Bottom line, whoever it is, me, my father, the pope, I know now that everyone I will ever know or have ever met is flawed. And with that, we all experience fear. Growing up, I never saw my father as faulted. I know now he was a man, making mistakes who felt fear. Thinking of our life in such a light, hearing stories about who dad really was, makes me see, I have to do my best to live as I need to live, to be the person I can be, not someone else, even if that someone is as great and admired as he was. It does me no good to be afraid of being me.

I’m not afraid anymore. I’ve come to embrace the idea that while I’m proud to be similar to my father in some ways, I also appreciate being different from him. Our differences are as much a good thing for me as anything. One of the reasons for this is that those differences came to me from my mother. Here in Iowa Falls, so often the quality of her spirit is lost in the story of my dad and his success. It is hard for me, at times, to forget the business and how it affects our life and remember just how special of a person mom was, what she gave me and instilled in me that has made me something different and great. In the end, I’m thankful for it all.

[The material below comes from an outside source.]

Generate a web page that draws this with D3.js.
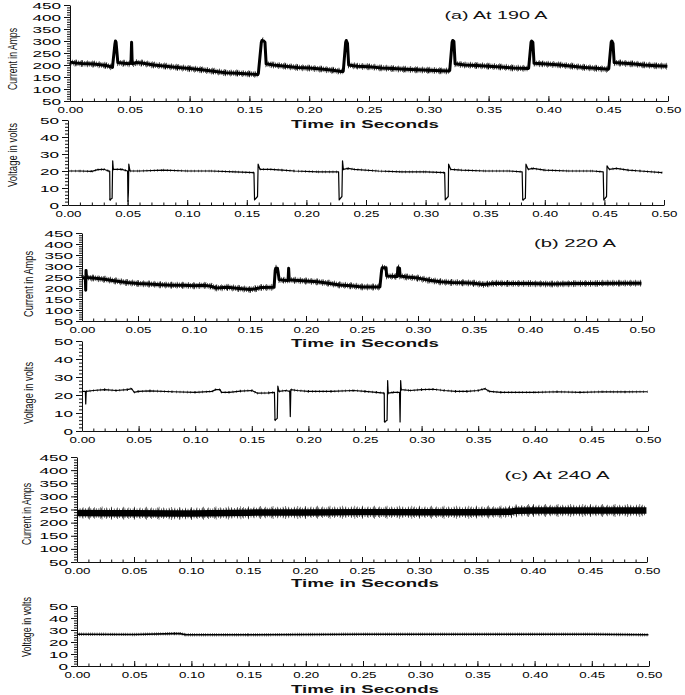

We are all afraid. There are things we struggle to understand. Fear and uncertainty course through us, pushing us to do good things, bad things, things that help us to forget and things that help us to remember. No one is above being fearful, wishing they knew the answers and had the strength to move forward. If life has taught me one thing, the only real answer is to keep going, keep reaching with faith and a full heart, acknowledging fear, accepting it, but defining it before it defines me. I am strong for that. I am proud of that.